A Theory of Relativity
- Cover art to the first edition
- Author: Jacquelyn Mitchard
- Language: English
- Published: HarperCollins, 2001
- Publication place: United States
- Media type: Book
- Pages: 351
- ISBN: 9780066210230
- OCLC: 45618221

= A Theory of Relativity =

2001 novel by Jacquelyn Mitchard

A Theory of Relativity (ISBN 0-06-103199-2) is a 2001 novel written by American author Jacquelyn Mitchard. The book tells the story of a custody battle for a young girl following the sudden death of her parents.

==Plot summary==
When Ray and Georgia McKenna-Nye are killed in a horrific car crash, leaving their daughter Keefer Kathryn an orphan, the couple's respective families both believe they are the right people to raise the girl, and consequently file for custody. This book is essentially about the events surrounding the ensuing legal process which will decide Keefer's future.

Keefer's maternal family are the McKennas, a Catholic family of Irish descent, and of modest means, living in rural Wisconsin. Prior to their deaths, Ray and Georgia had lived nearby and the family are fairly close. The paternal family, meanwhile, are the Nyes, born again Christians living in Florida who, though much more financially better off than the McKennas, do not appear to be as close.
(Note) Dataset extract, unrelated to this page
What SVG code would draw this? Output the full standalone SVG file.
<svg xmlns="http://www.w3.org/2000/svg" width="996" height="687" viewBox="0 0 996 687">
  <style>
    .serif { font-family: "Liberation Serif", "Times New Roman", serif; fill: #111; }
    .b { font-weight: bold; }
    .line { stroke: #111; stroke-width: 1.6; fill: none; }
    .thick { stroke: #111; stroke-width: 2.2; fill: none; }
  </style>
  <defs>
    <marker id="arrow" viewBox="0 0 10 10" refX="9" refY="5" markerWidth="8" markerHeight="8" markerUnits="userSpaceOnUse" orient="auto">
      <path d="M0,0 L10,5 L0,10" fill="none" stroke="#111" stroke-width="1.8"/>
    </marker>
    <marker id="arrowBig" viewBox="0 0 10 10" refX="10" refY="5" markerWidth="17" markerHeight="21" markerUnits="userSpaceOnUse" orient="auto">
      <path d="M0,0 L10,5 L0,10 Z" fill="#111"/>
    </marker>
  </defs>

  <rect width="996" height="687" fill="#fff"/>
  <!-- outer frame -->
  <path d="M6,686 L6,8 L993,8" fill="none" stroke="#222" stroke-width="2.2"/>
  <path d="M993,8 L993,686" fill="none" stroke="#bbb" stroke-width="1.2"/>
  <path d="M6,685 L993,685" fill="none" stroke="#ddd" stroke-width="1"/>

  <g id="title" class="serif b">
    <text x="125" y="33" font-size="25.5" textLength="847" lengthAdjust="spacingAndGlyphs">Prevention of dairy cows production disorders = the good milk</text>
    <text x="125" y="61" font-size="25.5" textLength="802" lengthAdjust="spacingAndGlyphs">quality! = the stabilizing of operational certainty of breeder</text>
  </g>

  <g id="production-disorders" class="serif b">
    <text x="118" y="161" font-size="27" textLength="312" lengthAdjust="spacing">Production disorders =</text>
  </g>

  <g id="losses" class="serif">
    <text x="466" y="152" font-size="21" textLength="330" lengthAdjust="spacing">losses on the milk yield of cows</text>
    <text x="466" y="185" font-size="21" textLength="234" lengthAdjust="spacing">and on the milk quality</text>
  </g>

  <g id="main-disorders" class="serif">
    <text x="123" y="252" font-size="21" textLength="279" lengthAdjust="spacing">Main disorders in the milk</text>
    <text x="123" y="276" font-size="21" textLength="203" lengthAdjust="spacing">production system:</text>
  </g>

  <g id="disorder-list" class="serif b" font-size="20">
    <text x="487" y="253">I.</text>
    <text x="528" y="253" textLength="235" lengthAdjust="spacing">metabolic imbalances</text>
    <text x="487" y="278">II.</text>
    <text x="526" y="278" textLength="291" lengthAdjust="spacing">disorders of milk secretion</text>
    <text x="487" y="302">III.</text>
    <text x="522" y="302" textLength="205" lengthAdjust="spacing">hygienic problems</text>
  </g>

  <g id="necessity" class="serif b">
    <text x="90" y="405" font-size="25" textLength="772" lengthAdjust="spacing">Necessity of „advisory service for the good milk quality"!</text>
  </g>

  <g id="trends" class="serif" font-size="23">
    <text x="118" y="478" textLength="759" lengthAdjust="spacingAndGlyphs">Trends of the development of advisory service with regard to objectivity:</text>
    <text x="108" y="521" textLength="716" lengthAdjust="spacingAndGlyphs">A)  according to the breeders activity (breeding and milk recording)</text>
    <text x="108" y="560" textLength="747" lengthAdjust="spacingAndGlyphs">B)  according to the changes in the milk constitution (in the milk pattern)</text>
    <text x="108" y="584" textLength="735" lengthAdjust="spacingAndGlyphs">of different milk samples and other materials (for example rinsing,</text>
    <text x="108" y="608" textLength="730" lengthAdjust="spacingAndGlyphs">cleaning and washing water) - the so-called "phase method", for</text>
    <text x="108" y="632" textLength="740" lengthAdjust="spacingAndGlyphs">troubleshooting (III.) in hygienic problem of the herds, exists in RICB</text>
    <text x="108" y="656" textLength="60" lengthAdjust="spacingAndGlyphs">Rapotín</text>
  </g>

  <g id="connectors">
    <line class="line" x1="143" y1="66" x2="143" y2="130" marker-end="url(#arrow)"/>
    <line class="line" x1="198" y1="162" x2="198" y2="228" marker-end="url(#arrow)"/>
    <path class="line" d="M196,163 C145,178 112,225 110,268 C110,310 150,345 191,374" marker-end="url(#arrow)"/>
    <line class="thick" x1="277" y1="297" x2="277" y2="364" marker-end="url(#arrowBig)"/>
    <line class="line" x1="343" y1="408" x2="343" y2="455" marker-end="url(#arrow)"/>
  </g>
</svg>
The final chapter of the book catches up with Keefer as a ten-year-old, and she narrates the events of the intervening years. She is adopted by Gordon after Delia dies. Delia's daughter, Alex, goes to live with her father, while Craig raises Hugh with Gordon's help and advice, and the two become good friends. Gordon and Alex then meet again some years later when Alex becomes a counsellor at Keefer's school. They have a relationship and the story concludes with Alex giving birth to a daughter.